I am trying to get some kmer analysis (counting, get some **scores and testings) in some genomes and I am reading some stuff, but some are so obscure and boring, because of a much far-fetched explanation or confusing formulas and derivations. I wish a reference a lil bit light, concise, and clear of what is going on. I am not a math or statistician so, I need some clear and direct.
Do you guys have some directions.
I am using some of this:
P(W) = P(W1 | W2...Wn-1) * P(Wn | W2...Wn-1) * P(W2...Wn-1)
Probability that an arbitrary n-mer is the word (W) it will be used 3 components: the probability that the core (n-2) bases match, and the probabilities of the first and last bases given that the core matches.
E(C(W)) = C(W1...Wn-1) * C(W2...Wn) / C(W2...Wn-1)
E(C(W)) is the expected value for the count of the number of times W occurs in the genome, and C(Wi...Wj) is the actual count of the number of times the word Wi...Wj occurs.
Variance
Var(C(W)) = N* P(W) * (1-P(W)) = E(C(W)) * (1 - E(C(W))/N)
The std
sigma(W) = sqrt(E(C(W)) * (1 - E(C(W))/N))
And the z-score
Z(W) = (C(W) – E(C(W))) / sigma(W)
to detect under/over abundant kmers.
I would like to learn and be pointed to some other scores and more importantly tests for the analysis.
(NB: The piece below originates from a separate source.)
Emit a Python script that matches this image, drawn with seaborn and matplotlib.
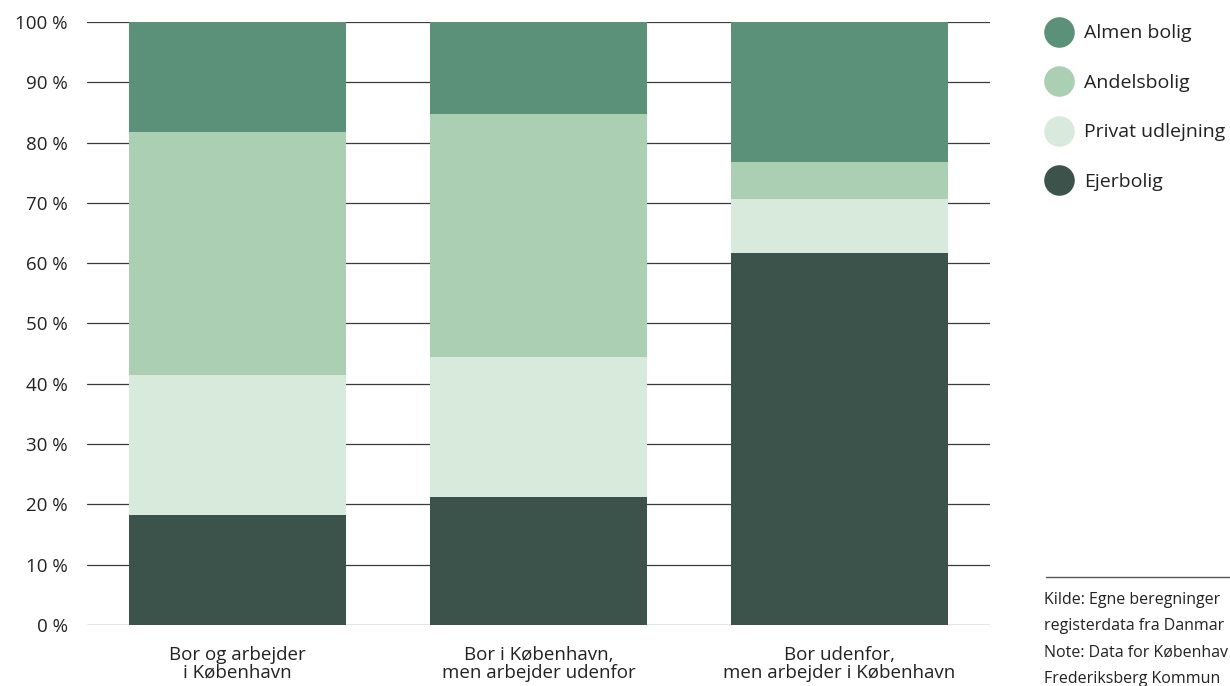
import numpy as np
import pandas as pd
import seaborn as sns
import matplotlib.pyplot as plt
from matplotlib.lines import Line2D

# Data (share in %)
groups = ["Bor og arbejder\ni København",
          "Bor i København,\nmen arbejder udenfor",
          "Bor udenfor,\nmen arbejder i København"]
ejerbolig = [18.2, 21.2, 61.7]
privat_udlejning = [23.3, 23.2, 8.9]
andelsbolig = [40.3, 40.3, 6.2]
almen_bolig = [18.2, 15.3, 23.2]

series = ["Almen bolig", "Andelsbolig", "Privat udlejning", "Ejerbolig"]
colors = ["#5a9178", "#aacfb2", "#d8eadc", "#3b534b"]

df = pd.DataFrame({
    "group": groups,
    "Ejerbolig": ejerbolig,
    "Privat udlejning": privat_udlejning,
    "Andelsbolig": andelsbolig,
    "Almen bolig": almen_bolig,
})
# cumulative tops, bottom series first
stack_order = ["Ejerbolig", "Privat udlejning", "Andelsbolig", "Almen bolig"]
cum = df[stack_order].cumsum(axis=1)

sns.set_style("white")
plt.rcParams["font.family"] = ["Open Sans", "DejaVu Sans"]

fig = plt.figure(figsize=(12.3, 6.86), dpi=100)
ax = fig.add_axes([0.0707, 0.0889, 0.7343, 0.8791])

# draw the tallest cumulative bar first so the lower ones sit on top
for name in reversed(stack_order):
    c = colors[series.index(name)]
    sns.barplot(x=df["group"], y=cum[name], color=c, width=0.72,
                saturation=1, linewidth=0, edgecolor=c, ax=ax, zorder=2)

ax.set_ylim(0, 100)
ax.set_xlim(-0.5, 2.5)
ax.set_yticks(np.arange(0, 101, 10))
ax.set_yticklabels([f"{v} %" for v in range(0, 101, 10)])
ax.yaxis.grid(True, color="#3a3a3a", linewidth=0.9, zorder=0)
ax.set_axisbelow(True)
for s in ax.spines.values():
    s.set_visible(False)
ax.set_xlabel("")
ax.set_ylabel("")
ax.tick_params(axis="y", length=0, pad=14, labelsize=13.5, labelcolor="#222222")
ax.tick_params(axis="x", length=0, pad=15, labelsize=13.5, labelcolor="#222222")
for lbl in ax.get_xticklabels():
    lbl.set_linespacing(1.0)

# legend with round markers
handles = [Line2D([0], [0], marker="o", linestyle="", markersize=21,
                  markerfacecolor=c, markeredgecolor=c) for c in colors]
fig.legend(handles, series, loc="upper left", bbox_to_anchor=(0.838, 0.99),
           frameon=False, fontsize=14, labelspacing=1.62, handletextpad=0.75,
           handlelength=1.1, labelcolor="#222222")

# source note
fig.add_artist(Line2D([0.85, 1.0], [0.159, 0.159], color="#555555",
                      linewidth=1, transform=fig.transFigure))
note = ("Kilde: Egne beregninger\n"
        "registerdata fra Danmar\n"
        "Note: Data for Københav\n"
        "Frederiksberg Kommun")
fig.text(0.849, 0.137, note, ha="left", va="top", fontsize=11.5,
         linespacing=1.85, color="#222222")

fig.savefig("out.png", dpi=100)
I really appreciate any help.
Thank you for your time.
Paulo
I was thinking in create some random genomes based on background bases frequencies that are the same as the original genomes,using something like random.choices. Basically, is what I have seen in some papers. Thank you for your time. And I will check it out yours refs.